Close
Updated:

A “Suit” by Any Other Name: Ninth Circuit Rules CERCLA 104(e) Letter Triggers Duty to Defend

Recently, we wrote about the breadth of the “duty to defend,” and its importance to policyholders.  As if on cue, late last week the Ninth Circuit Court of Appeals confirmed in Ash Grove Cement Company v. Liberty Mutual Insurance Company that, under Oregon law, an insurer’s duty to defend begins with an information request from the Environmental Protection Agency, and continues for the duration of the regulatory process. The particular information request at issue in Ash Grove Cement is known as a “104(e) letter,” which is issued by the EPA under section 104(e) of the Comprehensive Environmental Response, Compensation and Liability Act of 1980 (CERCLA). As companies that have owned or operated a contaminated site know from experience, a 104(e) letter or a similar request under state environmental law typically is the first step in a regulatory enforcement process under which they face strict and retroactive liability for the costs of investigating and cleaning up the site. The ruling in Ash Grove Cement means that defense cost coverage begins at this critical juncture and continues until site investigation and cleanup is completed.

By way of background, under primary CGL policies, the insurer typically agrees to defend any “suit” against the insured seeking damages potentially covered by the policy. The insurers in Ash Grove Cement argued that a 104(e) letter is not a “suit,” but is merely a stand-alone information request that is satisfied once the insured complies by providing a response. The Ninth Circuit rejected this argument, finding that a 104(e) letter is “an attempt to gain an end through legal process,” and “is therefore a ‘suit’ under Oregon law.” Further, the Ninth Circuit held that the duty continues as to each site “until the Record of Decision for that [site] is filed,” meaning, for all intents and purposes, when site cleanup is complete.
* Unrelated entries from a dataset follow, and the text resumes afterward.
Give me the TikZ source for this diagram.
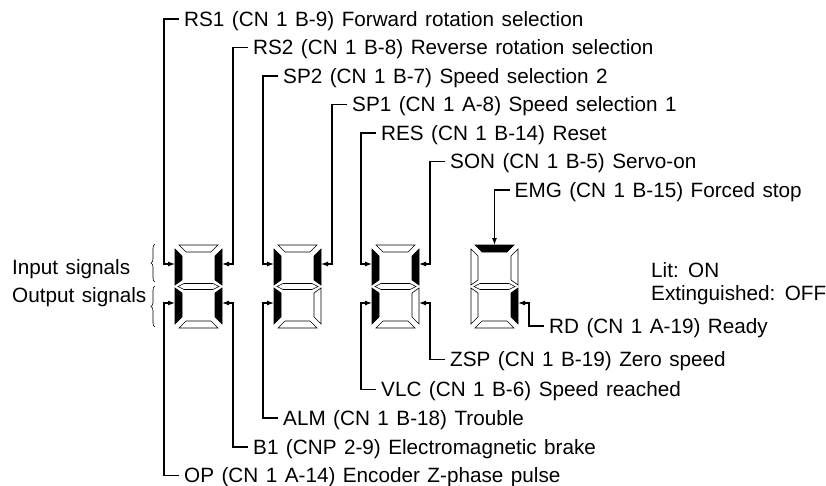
\documentclass[tikz,border=0pt]{standalone}
\usepackage{fontspec}
\setmainfont[WordSpace=1.3]{Liberation Sans}
\usetikzlibrary{arrows.meta,decorations.pathreplacing}

\begin{document}
\begin{tikzpicture}[
  x=1pt, y=-1pt,
  font=\fontsize{20.7}{24}\selectfont,
  seglit/.style={fill=black, draw=black, line width=0.6pt},
  segoff/.style={fill=white, draw=black, line width=0.6pt},
  wire/.style={line width=1.1pt, -{Latex[length=7pt,width=5pt]}},
  lbl/.style={anchor=west, inner xsep=5pt, inner ysep=0pt, text height=14.7pt, text depth=0pt},
  sig/.style={anchor=west, inner sep=0pt, text height=14.7pt, text depth=0pt},
  brc/.style={line width=0.6pt, decorate, decoration={brace, amplitude=4pt}},
]
\useasboundingbox (0,0) rectangle (826,486);

% ---------- digits ----------
% no., left x, segments a b c d e f g
\foreach \i/\x/\sa/\sb/\sc/\sd/\se/\sf/\sg in {
  1/175/segoff/seglit/seglit/segoff/seglit/seglit/segoff,
  2/274/segoff/seglit/segoff/segoff/seglit/seglit/segoff,
  3/372/segoff/seglit/segoff/segoff/seglit/seglit/segoff,
  4/471/seglit/segoff/seglit/segoff/segoff/segoff/segoff}
{
  \begin{scope}[shift={(\x,245)}]
    \draw[\sa] (4,0) -- (43,0) -- (36,7) -- (11,7) -- cycle;
    \draw[\sb] (47,4) -- (47,40) -- (40,35) -- (40,11) -- cycle;
    \draw[\sc] (47,43) -- (47,79) -- (40,72) -- (40,48) -- cycle;
    \draw[\sd] (4,83) -- (43,83) -- (36,76) -- (11,76) -- cycle;
    \draw[\se] (0,43) -- (0,79) -- (7,72) -- (7,48) -- cycle;
    \draw[\sf] (0,4) -- (0,40) -- (7,35) -- (7,11) -- cycle;
    \draw[\sg] (3,41.5) -- (9,38.5) -- (38,38.5) -- (44,41.5) -- (38,44.5) -- (9,44.5) -- cycle;
    % arrow targets
    \coordinate (d\i a) at (23.5,0);
    \coordinate (d\i b) at (47,19);
    \coordinate (d\i c) at (47,58);
    \coordinate (d\i e) at (0,58);
    \coordinate (d\i f) at (0,19);
  \end{scope}
}

% ---------- signal labels ----------
% name, corner x, y, text, target
\foreach \nm/\cx/\y/\txt/\tgt in {
  rs1/164/19/{RS1 (CN 1 B-9) Forward rotation selection}/d1f,
  rs2/233/47.5/{RS2 (CN 1 B-8) Reverse rotation selection}/d1b,
  sp2/263/76/{SP2 (CN 1 B-7) Speed selection 2}/d2f,
  sp1/332/104.5/{SP1 (CN 1 A-8) Speed selection 1}/d2b,
  res/361/133/{RES (CN 1 B-14) Reset}/d3f,
  son/430/161.5/{SON (CN 1 B-5) Servo-on}/d3b,
  rd/529/326/{RD (CN 1 A-19) Ready}/d4c,
  zsp/430/359.5/{ZSP (CN 1 B-19) Zero speed}/d3c,
  vlc/361/389.5/{VLC (CN 1 B-6) Speed reached}/d3e,
  alm/263/418/{ALM (CN 1 B-18) Trouble}/d2e,
  b1/233/447/{B1 (CNP 2-9) Electromagnetic brake}/d1c,
  op/164/475.5/{OP (CN 1 A-14) Encoder Z-phase pulse}/d1e}
{
  \node[lbl] (\nm) at (\cx+15,\y) {\txt};
  \draw[wire] (\nm.west) -- ++(-15,0) |- (\tgt);
}

% EMG points down onto the top segment
\node[lbl] (emg) at (509.5,190) {EMG (CN 1 B-15) Forced stop};
\draw[wire] (emg.west) -- (emg.west -| d4a) -- (d4a);

% ---------- left side ----------
\node[sig] (insig) at (12,267) {Input signals};
\node[sig] (outsig) at (12,295) {Output signals};
\draw[brc] (155,282) -- (155,244);
\draw[brc] (155,327) -- (155,286);

% ---------- legend ----------
\node[sig] (lit) at (651,270) {Lit: ON};
\node[sig] (ext) at (651,293) {Extinguished: OFF};

\end{tikzpicture}
\end{document}
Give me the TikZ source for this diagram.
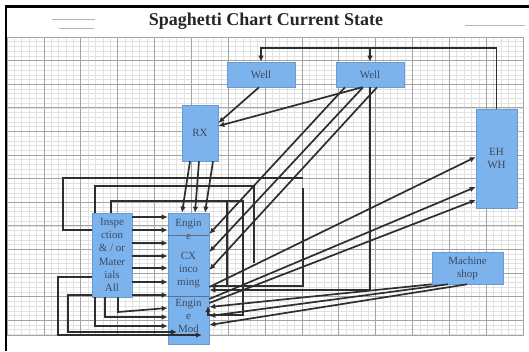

Ash Grove Cement is the logical extension of a rule many courts have adopted. The vast majority of states have found that a PRP letter is a “suit.” A PRP letter is the formal notification from EPA or a state environmental regulatory agency identifying the insured as a “potentially responsible party” at a site. Ash Grove Cement goes a step further, holding that the information request that often precedes the PRP letter also is a “suit.” Both of these rulings are supported by a rationale that is consonant with the broad scope of the duty to defend. When the EPA issues a 104(e) letter or a PRP letter, the recipient is subjected to the EPA’s authority under CERCLA, which empowers the EPA to command the party to investigate and remediate a contaminated site. If the company complies, it exercises greater control over how a site is investigated and cleaned up, subject to oversight by the EPA. In contrast, if the company does not comply, the EPA can conduct the investigation and remediation itself and sue the company to recover the costs. The threat of liability for a more expensive cleanup that the company cannot control encourages cooperation with the EPA and the prompt remediation of contaminated sites. But whether or not the EPA ultimately files a lawsuit, 104(e) letters and other preliminary agency actions subject the insured to actual liability. An interpretation of “suit” to mean only a formal lawsuit would ignore the legal compulsion inherent in a 104(e) letter and have the perverse effect of penalizing policyholders who cooperate with the EPA in addressing their environmental sites. For these reasons, the vast majority of courts have rejected the insurers’ “literal meaning” approach.

While Ash Grove Cement is limited to Oregon law, it is persuasive authority for courts in other states that have not yet decided this issue. Accordingly, for policyholders facing potential liability for contaminated sites in other states, Ash Grove Cement holds promise for recovering defense costs beginning with the receipt of a 104(e) letter or similar request from a state agency. To preserve the ability to recover these costs, it is critical that policyholders notify their historical liability insurers as soon as possible after receiving a 104(e) letter. Failure to do so may provide the insurers with an argument that notice was untimely, or that so-called “pre-tender” defense costs are not covered.